▶ EXTRACTED INFORMATION

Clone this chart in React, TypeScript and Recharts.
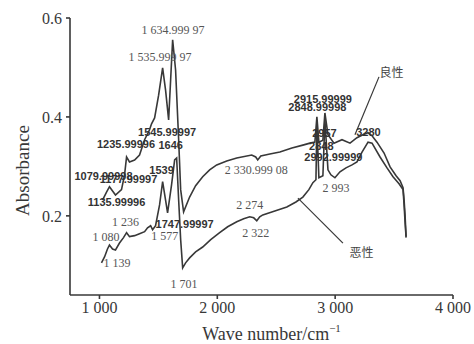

==

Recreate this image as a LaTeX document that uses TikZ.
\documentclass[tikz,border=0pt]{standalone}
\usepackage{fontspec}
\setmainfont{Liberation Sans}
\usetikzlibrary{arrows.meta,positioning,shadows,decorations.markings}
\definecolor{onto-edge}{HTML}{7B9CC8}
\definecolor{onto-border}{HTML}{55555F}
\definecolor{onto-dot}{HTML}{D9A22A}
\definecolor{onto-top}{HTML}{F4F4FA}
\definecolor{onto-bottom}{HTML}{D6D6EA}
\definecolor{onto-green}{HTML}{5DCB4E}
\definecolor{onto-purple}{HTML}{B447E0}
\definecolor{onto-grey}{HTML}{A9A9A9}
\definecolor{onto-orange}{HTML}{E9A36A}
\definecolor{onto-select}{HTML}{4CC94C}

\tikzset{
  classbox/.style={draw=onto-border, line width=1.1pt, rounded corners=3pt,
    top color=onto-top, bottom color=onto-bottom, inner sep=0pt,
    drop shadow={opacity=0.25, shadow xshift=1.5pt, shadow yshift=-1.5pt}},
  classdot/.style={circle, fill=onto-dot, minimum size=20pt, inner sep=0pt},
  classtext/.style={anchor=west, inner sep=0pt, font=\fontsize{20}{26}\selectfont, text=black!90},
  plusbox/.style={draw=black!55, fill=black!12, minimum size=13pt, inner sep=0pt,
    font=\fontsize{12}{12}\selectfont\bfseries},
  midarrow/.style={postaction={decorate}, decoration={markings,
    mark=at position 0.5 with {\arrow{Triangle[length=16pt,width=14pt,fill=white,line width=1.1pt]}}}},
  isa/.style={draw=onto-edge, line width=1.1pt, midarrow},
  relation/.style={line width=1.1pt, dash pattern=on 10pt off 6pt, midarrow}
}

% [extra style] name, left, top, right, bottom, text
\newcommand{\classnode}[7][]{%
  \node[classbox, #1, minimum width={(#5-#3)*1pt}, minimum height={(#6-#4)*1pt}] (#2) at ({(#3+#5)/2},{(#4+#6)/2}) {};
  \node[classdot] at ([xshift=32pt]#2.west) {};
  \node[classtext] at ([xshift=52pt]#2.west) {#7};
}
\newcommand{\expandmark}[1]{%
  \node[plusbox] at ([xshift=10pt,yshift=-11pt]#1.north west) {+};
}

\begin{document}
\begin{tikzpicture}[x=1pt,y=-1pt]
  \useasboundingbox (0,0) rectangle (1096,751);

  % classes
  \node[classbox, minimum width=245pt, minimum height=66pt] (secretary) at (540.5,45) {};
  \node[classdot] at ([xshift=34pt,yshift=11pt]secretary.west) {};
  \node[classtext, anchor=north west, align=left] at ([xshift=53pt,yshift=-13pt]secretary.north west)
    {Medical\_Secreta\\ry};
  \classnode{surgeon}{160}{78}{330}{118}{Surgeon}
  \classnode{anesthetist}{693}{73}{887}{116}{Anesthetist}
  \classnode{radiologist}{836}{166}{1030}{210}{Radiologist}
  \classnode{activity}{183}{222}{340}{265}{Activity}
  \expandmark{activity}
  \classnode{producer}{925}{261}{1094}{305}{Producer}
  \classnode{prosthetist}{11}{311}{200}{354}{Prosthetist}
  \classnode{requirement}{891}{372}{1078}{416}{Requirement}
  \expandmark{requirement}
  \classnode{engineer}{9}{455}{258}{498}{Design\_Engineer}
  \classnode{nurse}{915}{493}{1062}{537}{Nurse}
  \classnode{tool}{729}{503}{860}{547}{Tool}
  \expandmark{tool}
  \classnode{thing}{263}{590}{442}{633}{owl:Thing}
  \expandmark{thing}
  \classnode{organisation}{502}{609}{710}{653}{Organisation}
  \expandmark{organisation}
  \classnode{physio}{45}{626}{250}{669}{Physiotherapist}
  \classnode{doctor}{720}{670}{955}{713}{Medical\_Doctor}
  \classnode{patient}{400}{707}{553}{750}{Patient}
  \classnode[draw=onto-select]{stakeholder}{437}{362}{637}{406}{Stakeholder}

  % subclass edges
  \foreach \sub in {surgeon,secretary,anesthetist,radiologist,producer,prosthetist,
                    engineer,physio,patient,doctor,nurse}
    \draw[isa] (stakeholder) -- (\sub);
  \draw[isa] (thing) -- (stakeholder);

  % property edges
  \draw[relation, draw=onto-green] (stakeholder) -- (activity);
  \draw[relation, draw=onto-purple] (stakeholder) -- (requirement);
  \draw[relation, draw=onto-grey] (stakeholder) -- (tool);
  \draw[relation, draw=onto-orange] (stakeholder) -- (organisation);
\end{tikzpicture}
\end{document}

▶ WHAT TO WORK ON
Among the lines above, count those containing the word "this" and give nothing but the result.

▶ OUTPUT OF THE EXERCISE
2